Work to be completed
Each line that follows is to be retyped exactly.
★ ★ ★ ★
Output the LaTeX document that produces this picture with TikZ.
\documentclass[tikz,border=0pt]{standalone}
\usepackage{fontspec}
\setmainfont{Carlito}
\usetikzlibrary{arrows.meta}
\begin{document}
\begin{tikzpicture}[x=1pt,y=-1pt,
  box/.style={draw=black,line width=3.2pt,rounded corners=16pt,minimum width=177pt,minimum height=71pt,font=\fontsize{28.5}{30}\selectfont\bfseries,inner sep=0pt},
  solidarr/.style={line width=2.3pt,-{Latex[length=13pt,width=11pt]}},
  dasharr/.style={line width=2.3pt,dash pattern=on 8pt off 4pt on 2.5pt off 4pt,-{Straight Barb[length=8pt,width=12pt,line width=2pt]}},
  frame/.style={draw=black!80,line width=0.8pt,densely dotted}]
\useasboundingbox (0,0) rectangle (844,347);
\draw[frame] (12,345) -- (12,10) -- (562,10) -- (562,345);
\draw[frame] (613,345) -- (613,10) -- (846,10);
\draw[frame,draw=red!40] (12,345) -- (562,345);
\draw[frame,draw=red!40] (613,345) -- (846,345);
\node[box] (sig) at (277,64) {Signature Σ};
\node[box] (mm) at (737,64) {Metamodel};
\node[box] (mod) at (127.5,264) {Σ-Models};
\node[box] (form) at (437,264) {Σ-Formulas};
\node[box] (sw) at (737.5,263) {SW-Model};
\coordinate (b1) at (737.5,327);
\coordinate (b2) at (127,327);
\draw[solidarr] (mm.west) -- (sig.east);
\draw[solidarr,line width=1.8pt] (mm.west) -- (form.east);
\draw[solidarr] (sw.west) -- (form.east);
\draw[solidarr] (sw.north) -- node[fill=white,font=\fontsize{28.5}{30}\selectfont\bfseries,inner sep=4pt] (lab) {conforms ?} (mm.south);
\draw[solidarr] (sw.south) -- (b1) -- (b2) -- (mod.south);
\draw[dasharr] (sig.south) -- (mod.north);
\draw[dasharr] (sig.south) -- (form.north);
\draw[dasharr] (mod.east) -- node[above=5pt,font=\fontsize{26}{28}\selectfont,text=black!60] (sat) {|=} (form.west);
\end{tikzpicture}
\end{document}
★ ★ ★ ★
The response
Output the LaTeX document that produces this picture with TikZ.
\documentclass[tikz,border=0pt]{standalone}
\usepackage{fontspec}
\setmainfont{Carlito}
\usetikzlibrary{arrows.meta}
\begin{document}
\begin{tikzpicture}[x=1pt,y=-1pt,
  box/.style={draw=black,line width=3.2pt,rounded corners=16pt,minimum width=177pt,minimum height=71pt,font=\fontsize{28.5}{30}\selectfont\bfseries,inner sep=0pt},
  solidarr/.style={line width=2.3pt,-{Latex[length=13pt,width=11pt]}},
  dasharr/.style={line width=2.3pt,dash pattern=on 8pt off 4pt on 2.5pt off 4pt,-{Straight Barb[length=8pt,width=12pt,line width=2pt]}},
  frame/.style={draw=black!80,line width=0.8pt,densely dotted}]
\useasboundingbox (0,0) rectangle (844,347);
\draw[frame] (12,345) -- (12,10) -- (562,10) -- (562,345);
\draw[frame] (613,345) -- (613,10) -- (846,10);
\draw[frame,draw=red!40] (12,345) -- (562,345);
\draw[frame,draw=red!40] (613,345) -- (846,345);
\node[box] (sig) at (277,64) {Signature Σ};
\node[box] (mm) at (737,64) {Metamodel};
\node[box] (mod) at (127.5,264) {Σ-Models};
\node[box] (form) at (437,264) {Σ-Formulas};
\node[box] (sw) at (737.5,263) {SW-Model};
\coordinate (b1) at (737.5,327);
\coordinate (b2) at (127,327);
\draw[solidarr] (mm.west) -- (sig.east);
\draw[solidarr,line width=1.8pt] (mm.west) -- (form.east);
\draw[solidarr] (sw.west) -- (form.east);
\draw[solidarr] (sw.north) -- node[fill=white,font=\fontsize{28.5}{30}\selectfont\bfseries,inner sep=4pt] (lab) {conforms ?} (mm.south);
\draw[solidarr] (sw.south) -- (b1) -- (b2) -- (mod.south);
\draw[dasharr] (sig.south) -- (mod.north);
\draw[dasharr] (sig.south) -- (form.north);
\draw[dasharr] (mod.east) -- node[above=5pt,font=\fontsize{26}{28}\selectfont,text=black!60] (sat) {|=} (form.west);
\end{tikzpicture}
\end{document}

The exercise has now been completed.